We also have implemented a concrete class JSONVectorDatabase
that provides the actual implementation of these interfaces for JSON file-based storage.
Now, we want to add support for a new provider called Chroma
.
To do this, we need a new concrete class that extends the VectorDatabaseProvider
abstract base class and provides the implementation specific to the Chroma vector database.
Below is an example of how you can implement this. The implementation is simplified and might need adjustments to fit our use case.
Please note that I have assumed T
to be a tuple of a document and its metadata and K
to be the id of the document.
from typing import Tuple
class ChromaVectorDatabase(VectorDatabaseProvider[Tuple[str, Dict[str, Any]], str]):
"""Concrete class to provide a vector database that uses Chroma."""
def __init__(self, collection_name: str):
self.client = chromadb.Client()
self.collection = self.client.get_or_create_collection(collection_name)
def save(self):
# Chroma handles persistence automatically.
pass
def load(self):
# In Chroma, the data loading happens automatically when creating or getting the collection.
pass
def add(self, entry: Tuple[str, Dict[str, Any]]):
document, metadata = entry
self.collection.add(
documents=[document],
metadatas=[metadata],
ids=[self.entry_to_key(entry)]
)
def update_database(self, entry: Tuple[str, Dict[str, Any]]):
# Chroma might not support updating entries. You may need to delete and re-add.
self.discard(self.entry_to_key(entry))
self.add(entry)
def discard(self, key: str):
# Assuming Chroma has a delete method
self.collection.delete(ids=[key])
def contains(self, key: str) -> bool:
# Assuming Chroma has a get method which raises an error if the id does not exist
try:
self.collection.get(ids=[key])
return True
except:
return False
def get(self, key: str) -> Tuple[str, Dict[str, Any]]:
# Assuming Chroma has a get method which returns the document and its metadata
return self.collection.get(ids=[key])
def clear(self):
# Assuming Chroma has a method to delete all entries in a collection
self.collection.delete_all()
def get_ordered_embeddings(self) -> List[Tuple[str, Dict[str, Any]]]:
# Chroma might not support retrieving all entries ordered by their similarity to a given vector.
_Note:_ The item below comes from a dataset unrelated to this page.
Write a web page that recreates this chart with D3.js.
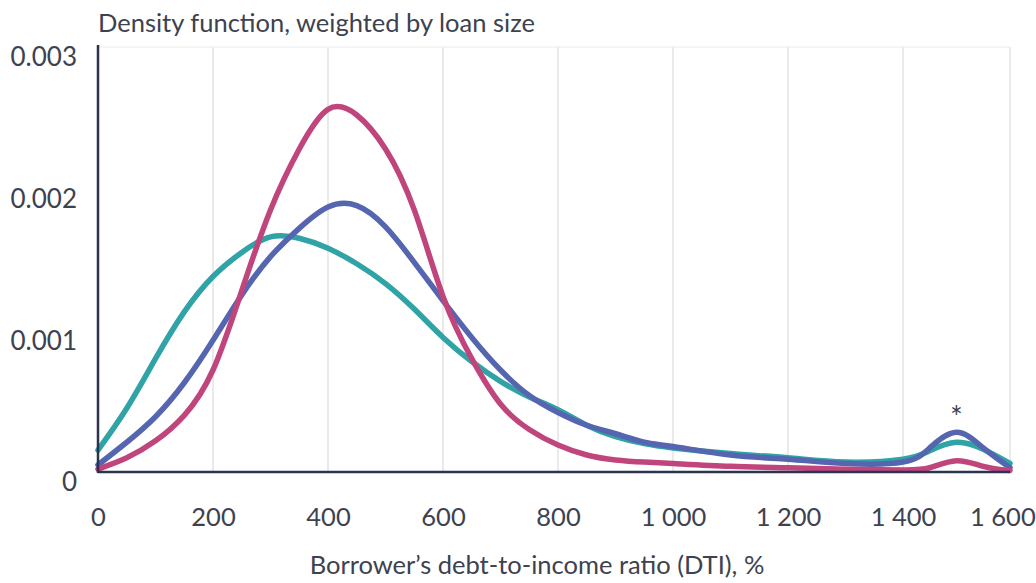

# You will need to adjust this method based on your specific use case and Chroma's capabilities.
pass
def entry_to_key(self, entry: Tuple[str, Dict[str, Any]]) -> str:
# The key is assumed to be the first sentence of the document
return entry[0].split(".")[0]
I'd recommend reading the documentation or source code of Chroma to find out how to implement the exact behaviors required by your abstract base class. For instance, the get_ordered_embeddings
method might not be possible to implement with Chroma's current API. Similarly, it is unclear from the provided information whether Chroma supports updating entries or only adding and deleting them. To fully implement Chroma we will need to work through all of these details and more.
Great idea! We'll be using a local chroma instance I presume?
For now, it should be easy enough to switch out with a cloud provider
First pass here - 0aec1dd
Further refined here - #148
merging in now.